## begin

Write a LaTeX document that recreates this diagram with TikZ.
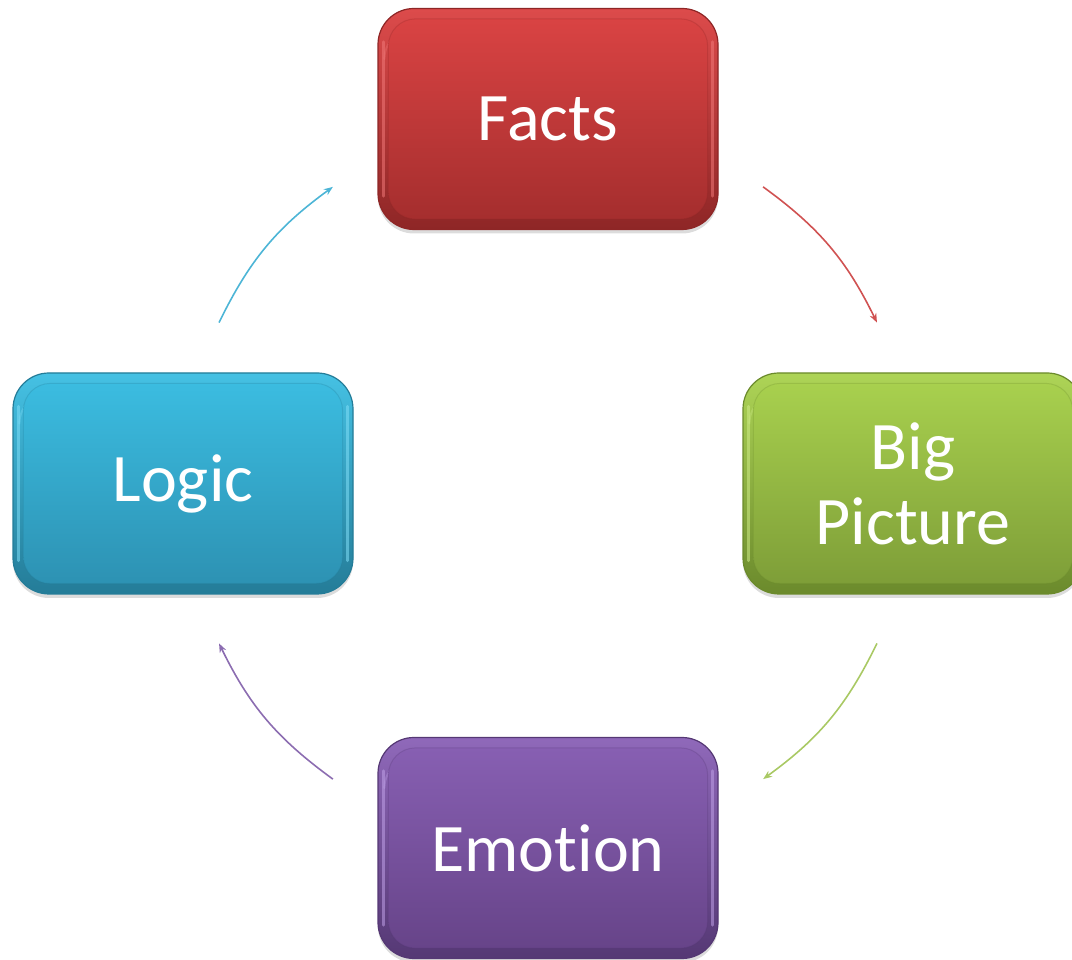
\documentclass[tikz,border=0pt]{standalone}
\usepackage{fontspec}
\setmainfont{Carlito}[Ligatures={NoCommon,NoContextual}]
\usetikzlibrary{arrows.meta,shadows,calc}

\definecolor{factsTop}{HTML}{D94343}
\definecolor{factsBot}{HTML}{A52E2E}
\definecolor{factsEdge}{HTML}{8E2626}
\definecolor{factsLite}{HTML}{F07878}
\definecolor{bigTop}{HTML}{A8D04E}
\definecolor{bigBot}{HTML}{7E9E38}
\definecolor{bigEdge}{HTML}{6B8A2C}
\definecolor{bigLite}{HTML}{CDEB86}
\definecolor{logicTop}{HTML}{3BBCE0}
\definecolor{logicBot}{HTML}{2D92B3}
\definecolor{logicEdge}{HTML}{247C98}
\definecolor{logicLite}{HTML}{7FDDF6}
\definecolor{emoTop}{HTML}{875FB2}
\definecolor{emoBot}{HTML}{674489}
\definecolor{emoEdge}{HTML}{553874}
\definecolor{emoLite}{HTML}{BFA0E6}
\definecolor{arrRed}{HTML}{D05252}
\definecolor{arrGreen}{HTML}{A9C964}
\definecolor{arrBlue}{HTML}{4DB5D6}
\definecolor{arrPurple}{HTML}{8C6DB1}

\tikzset{
  cardshell/.style={rounded corners=36pt, minimum width=340pt, minimum height=221pt,
    line width=1.2pt, inner sep=0pt,
    drop shadow={opacity=0.28, shadow xshift=0pt, shadow yshift=-4pt}},
  cardface/.style={rounded corners=27pt},
  cardtext/.style={align=center, text=white, inner sep=0pt,
    font=\fontsize{68}{75}\selectfont},
  sheen/.style={line width=3pt, line cap=round, draw opacity=0.55},
  flow/.style={line width=1.6pt, -{Stealth[length=9pt,width=7pt]}}
}

% one bevelled card: name, centre, text, top colour, bottom colour, edge colour, light colour
\newcommand{\card}[7]{%
  \node[cardshell, draw=#6, top color=#4!85!#7, bottom color=#6] (#1) at #2 {};
  % light bands down both sides of the bevel
  \draw[sheen, #7] ($(#1.north west)+(6pt,-34pt)$) -- ($(#1.south west)+(6pt,34pt)$);
  \draw[sheen, #7] ($(#1.north east)+(-6pt,-34pt)$) -- ($(#1.south east)+(-6pt,34pt)$);
  \draw[sheen, #7, draw opacity=0.35, line width=2pt]
    ($(#1.west)+(7pt,60pt)$) arc[start angle=180, end angle=90, radius=30pt];
  % raised face
  \shade[cardface, top color=#4, bottom color=#5]
    ($(#1.south west)+(11pt,11pt)$) rectangle ($(#1.north east)-(11pt,11pt)$);
  \draw[cardface, #6, draw opacity=0.25, line width=1pt]
    ($(#1.south west)+(11pt,11pt)$) rectangle ($(#1.north east)-(11pt,11pt)$);
  \node[cardtext] (#1-label) at (#1.center) {#3};
}

\begin{document}
\begin{tikzpicture}[x=1pt,y=1pt]
\useasboundingbox (0,0) rectangle (1072,960);
\begin{scope}
\clip (0,0) rectangle (1072,960);

\card{facts}{(548,841)}{Facts}{factsTop}{factsBot}{factsEdge}{factsLite}
\card{big}{(913,476.5)}{Big\\Picture}{bigTop}{bigBot}{bigEdge}{bigLite}
\card{emotion}{(548,112)}{Emot\kern0pt ion}{emoTop}{emoBot}{emoEdge}{emoLite}
\card{logic}{(183,476.5)}{Logic}{logicTop}{logicBot}{logicEdge}{logicLite}

% arrow ends lie on a circle round the middle of the cycle
\coordinate (hub) at (548,477);
\coordinate (fb1) at ($(hub)+(54:366)$);
\coordinate (fb2) at ($(hub)+(26:366)$);
\coordinate (be1) at ($(hub)+(-26:366)$);
\coordinate (be2) at ($(hub)+(-54:366)$);
\coordinate (el1) at ($(hub)+(-126:366)$);
\coordinate (el2) at ($(hub)+(-154:366)$);
\coordinate (lf1) at ($(hub)+(154:366)$);
\coordinate (lf2) at ($(hub)+(126:366)$);

\draw[flow, arrRed] (fb1) to[bend left=14] (fb2);
\draw[flow, arrGreen] (be1) to[bend left=14] (be2);
\draw[flow, arrPurple] (el1) to[bend left=14] (el2);
\draw[flow, arrBlue] (lf1) to[bend left=14] (lf2);
\end{scope}
\end{tikzpicture}
\end{document}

## end

What you will do: Transcribe all of the material exactly, leaving out whatever pictures it contains.

Written solution:
Write a LaTeX document that recreates this diagram with TikZ.
\documentclass[tikz,border=0pt]{standalone}
\usepackage{fontspec}
\setmainfont{Carlito}[Ligatures={NoCommon,NoContextual}]
\usetikzlibrary{arrows.meta,shadows,calc}

\definecolor{factsTop}{HTML}{D94343}
\definecolor{factsBot}{HTML}{A52E2E}
\definecolor{factsEdge}{HTML}{8E2626}
\definecolor{factsLite}{HTML}{F07878}
\definecolor{bigTop}{HTML}{A8D04E}
\definecolor{bigBot}{HTML}{7E9E38}
\definecolor{bigEdge}{HTML}{6B8A2C}
\definecolor{bigLite}{HTML}{CDEB86}
\definecolor{logicTop}{HTML}{3BBCE0}
\definecolor{logicBot}{HTML}{2D92B3}
\definecolor{logicEdge}{HTML}{247C98}
\definecolor{logicLite}{HTML}{7FDDF6}
\definecolor{emoTop}{HTML}{875FB2}
\definecolor{emoBot}{HTML}{674489}
\definecolor{emoEdge}{HTML}{553874}
\definecolor{emoLite}{HTML}{BFA0E6}
\definecolor{arrRed}{HTML}{D05252}
\definecolor{arrGreen}{HTML}{A9C964}
\definecolor{arrBlue}{HTML}{4DB5D6}
\definecolor{arrPurple}{HTML}{8C6DB1}

\tikzset{
  cardshell/.style={rounded corners=36pt, minimum width=340pt, minimum height=221pt,
    line width=1.2pt, inner sep=0pt,
    drop shadow={opacity=0.28, shadow xshift=0pt, shadow yshift=-4pt}},
  cardface/.style={rounded corners=27pt},
  cardtext/.style={align=center, text=white, inner sep=0pt,
    font=\fontsize{68}{75}\selectfont},
  sheen/.style={line width=3pt, line cap=round, draw opacity=0.55},
  flow/.style={line width=1.6pt, -{Stealth[length=9pt,width=7pt]}}
}

% one bevelled card: name, centre, text, top colour, bottom colour, edge colour, light colour
\newcommand{\card}[7]{%
  \node[cardshell, draw=#6, top color=#4!85!#7, bottom color=#6] (#1) at #2 {};
  % light bands down both sides of the bevel
  \draw[sheen, #7] ($(#1.north west)+(6pt,-34pt)$) -- ($(#1.south west)+(6pt,34pt)$);
  \draw[sheen, #7] ($(#1.north east)+(-6pt,-34pt)$) -- ($(#1.south east)+(-6pt,34pt)$);
  \draw[sheen, #7, draw opacity=0.35, line width=2pt]
    ($(#1.west)+(7pt,60pt)$) arc[start angle=180, end angle=90, radius=30pt];
  % raised face
  \shade[cardface, top color=#4, bottom color=#5]
    ($(#1.south west)+(11pt,11pt)$) rectangle ($(#1.north east)-(11pt,11pt)$);
  \draw[cardface, #6, draw opacity=0.25, line width=1pt]
    ($(#1.south west)+(11pt,11pt)$) rectangle ($(#1.north east)-(11pt,11pt)$);
  \node[cardtext] (#1-label) at (#1.center) {#3};
}

\begin{document}
\begin{tikzpicture}[x=1pt,y=1pt]
\useasboundingbox (0,0) rectangle (1072,960);
\begin{scope}
\clip (0,0) rectangle (1072,960);

\card{facts}{(548,841)}{Facts}{factsTop}{factsBot}{factsEdge}{factsLite}
\card{big}{(913,476.5)}{Big\\Picture}{bigTop}{bigBot}{bigEdge}{bigLite}
\card{emotion}{(548,112)}{Emot\kern0pt ion}{emoTop}{emoBot}{emoEdge}{emoLite}
\card{logic}{(183,476.5)}{Logic}{logicTop}{logicBot}{logicEdge}{logicLite}

% arrow ends lie on a circle round the middle of the cycle
\coordinate (hub) at (548,477);
\coordinate (fb1) at ($(hub)+(54:366)$);
\coordinate (fb2) at ($(hub)+(26:366)$);
\coordinate (be1) at ($(hub)+(-26:366)$);
\coordinate (be2) at ($(hub)+(-54:366)$);
\coordinate (el1) at ($(hub)+(-126:366)$);
\coordinate (el2) at ($(hub)+(-154:366)$);
\coordinate (lf1) at ($(hub)+(154:366)$);
\coordinate (lf2) at ($(hub)+(126:366)$);

\draw[flow, arrRed] (fb1) to[bend left=14] (fb2);
\draw[flow, arrGreen] (be1) to[bend left=14] (be2);
\draw[flow, arrPurple] (el1) to[bend left=14] (el2);
\draw[flow, arrBlue] (lf1) to[bend left=14] (lf2);
\end{scope}
\end{tikzpicture}
\end{document}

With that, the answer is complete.